4- Invest in student mental health services. With more students seeking mental health services, the costs of these services have increased by 76% at Texas A&M since 2020 and are projected to increase by an additional 150% by FY25 to meet demands for care. UT Austin and Texas A&M have seen a 30% increase in students seeking mental health care or experiencing a mental health crisis, and both institutions have enhanced outreach, resources, and created new care pathways to help serve them.

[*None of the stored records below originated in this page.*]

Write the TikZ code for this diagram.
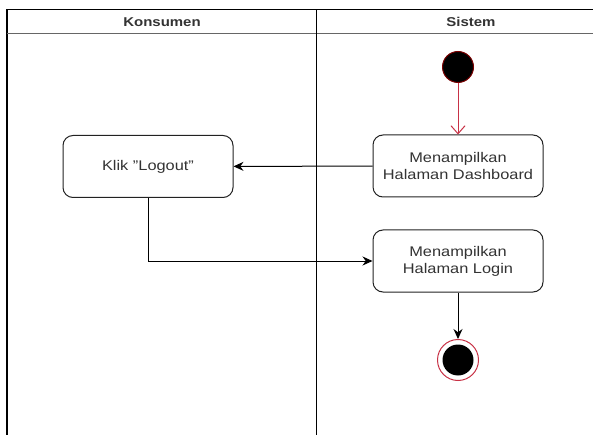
\documentclass[tikz,border=0pt]{standalone}
\usepackage{fontspec}
\setmainfont{Liberation Sans}[FakeStretch=1.17]
\usetikzlibrary{arrows.meta}
\definecolor{txt}{HTML}{333333}
\definecolor{edge}{HTML}{222222}
\definecolor{startred}{HTML}{7A0000}
\definecolor{flowred}{HTML}{C83246}
\begin{document}
\begin{tikzpicture}[x=1pt,y=-1pt,
  lane/.style={draw=black,line width=1.1pt},
  header/.style={font=\fontsize{12.8}{14}\selectfont\bfseries,text=txt},
  actbox/.style={draw=edge,line width=1pt,rounded corners=10pt,fill=white,
    minimum width=170pt,minimum height=62pt,align=center,text=txt,
    font=\fontsize{14}{17}\selectfont,inner sep=0pt},
  flow/.style={draw=black,line width=1pt,-{Stealth[length=10pt,width=9pt]}},
  redflow/.style={draw=flowred,line width=1pt,-{Straight Barb[length=8pt,width=14pt]}}]
\useasboundingbox (0,0) rectangle (593,435);
\fill[white] (0,0) rectangle (593,435);
% swimlanes
\draw[lane] (7,435) -- (7,9.5) -- (593,9.5);
\draw[draw=gray!80!black,line width=1.6pt] (7,33.5) -- (593,33.5);
\draw[lane] (316.5,9.5) -- (316.5,435);
\node[header] (hk) at (162,22) {Konsumen};
\node[header] (hs) at (471,22) {Sistem};
% nodes
\node[circle,fill=black,draw=startred,line width=1pt,minimum size=31pt,inner sep=0pt] (start) at (458,67) {};
\node[actbox] (dash) at (458,166) {Menampilkan\\Halaman Dashboard};
\node[actbox] (klik) at (148,166.5) {Klik \symbol{34}Logout\symbol{34}};
\node[actbox] (login) at (458,261) {Menampilkan\\Halaman Login};
\node[circle,draw=flowred,fill=white,line width=1pt,minimum size=41pt,inner sep=0pt] (end) at (458,360) {};
\node[circle,fill=black,minimum size=31pt,inner sep=0pt] (endin) at (end) {};
% connectors
\draw[redflow] (start) -- (dash);
\draw[flow] (dash) -- (klik);
\draw[flow] (klik.south) |- (login.west);
\draw[flow] (login) -- (end);
\end{tikzpicture}
\end{document}
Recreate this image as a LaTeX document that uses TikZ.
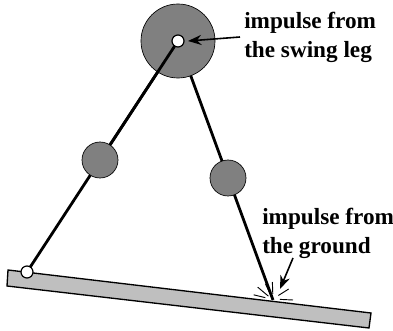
\documentclass[tikz,border=0pt]{standalone}
\usepackage{fontspec}
\setmainfont{Liberation Serif}
\usepackage{tikz}
\usetikzlibrary{calc, arrows.meta}
\begin{document}
\begin{tikzpicture}[x=.75pt, y=-.75pt,
        % Define styles for the masses, the legs and the labels
        mass/.style={fill=black!50, draw=black, circle, inner sep=0pt, line width=.5pt},
        pivot/.style={fill=white, draw=black, circle, minimum size=9pt, inner sep=0pt, line width=.9pt},
        leg/.style={line width=2.1pt},
        spark/.style={line width=.7pt},
        pointer/.style={-{Stealth[length=10pt,width=7.5pt]}, line width=1.2pt},
        caption/.style={font=\fontsize{17.4}{21.5}\selectfont\bfseries, align=left, anchor=north west, inner sep=0pt}]

        \useasboundingbox (0, 0) rectangle (393, 331);

        % 1. Define the coordinates for the joints
        \coordinate (Hip) at (178, 41);
        \coordinate (Stance) at (27, 272);
        \coordinate (Foot) at (273, 300);

        % 2. Draw the ground
        \draw[fill=black!25, line width=1pt] (8, 270) -- (371, 313) -- (369, 328) -- (7, 286) -- cycle;

        % 3. Draw the two legs under the masses
        \draw[leg] (Stance) -- (Hip);
        \draw[leg] (Hip) -- (Foot);

        % 4. Mark the masses
        \node[mass, minimum size=55.5pt] (HipMass) at (Hip) {};
        \node[mass, minimum size=27pt] (KneeA) at (100, 160) {};
        \node[mass, minimum size=27pt] (KneeB) at (228, 178) {};

        % 5. Redraw the upper part of the stance leg, then the pivots
        \draw[leg] (KneeA) -- (Hip);
        \node[pivot] (HipPivot) at (Hip) {};
        \node[pivot] (StancePivot) at (Stance) {};

        % 6. Labels and arrows
        \node[caption] (SwingLabel) at (244, 12) {impulse from\\the swing leg};
        \node[caption] (GroundLabel) at (262, 208) {impulse from\\the ground};
        \coordinate (SwingTail) at (240, 37);
        \coordinate (SwingTip) at (188, 41);
        \coordinate (GroundTail) at (293, 258);
        \coordinate (GroundTip) at (280, 289);
        \draw[pointer] (SwingTail) -- (SwingTip);
        \draw[pointer] (GroundTail) -- (GroundTip);

        % 7. Mark the impact on the ground
        \foreach \angA/\angB/\radA/\radB in {-163/-165/8/20, -140/-140/6/20, -115/-115/8/18, -92/-92/6/18, -40/-35/7/19, -5/0/7/20}
            \draw[spark] ($(Foot)+(\angA:\radA)$) -- ($(Foot)+(\angB:\radB)$);

    \end{tikzpicture}
\end{document}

5- Fully fund military veteran legacy education benefits through the Texas Hazlewood Act. Honor the legislature’s commitment to our military veterans, as created in the Hazlewood Act, by fully funding costs specifically associated with children of eligible service men and women — referred to as “Legacy” beneficiaries. The Hazlewood Act, enacted by the Legislature in 1943, is a State of Texas benefit that provides tuition exemptions for qualified military veterans with up to 150 hours at public institutions of higher education. In 2009, this benefit was expanded with the Hazlewood “Legacy” benefit, allowing veterans to transfer their well-deserved tuition exemption to any eligible dependent children. However, it is largely an unfunded mandate on public institutions of higher learning in Texas. The cost of these tuition “waivers” is ultimately passed on to other students — through higher tuition and fees — enrolled at their respective campuses. The average impact of a Hazlewood “legacy beneficiary” waiver passed on to other students is approximately $196 at UT Austin and $270 per year at Texas A&M. Texans, through action by their State Legislature, committed that our military veterans and their eligible dependents can have the benefit of a tuition exemption at public institutions of higher education. UT Austin and Texas A&M share a collective commitment to care for and honor the sacrifice of our service men and women. With an ever-growing number of eligible dependents matriculating each academic year, UT Austin and Texas A&M cannot sustain these costs without significant increases in tuition for non-eligible students.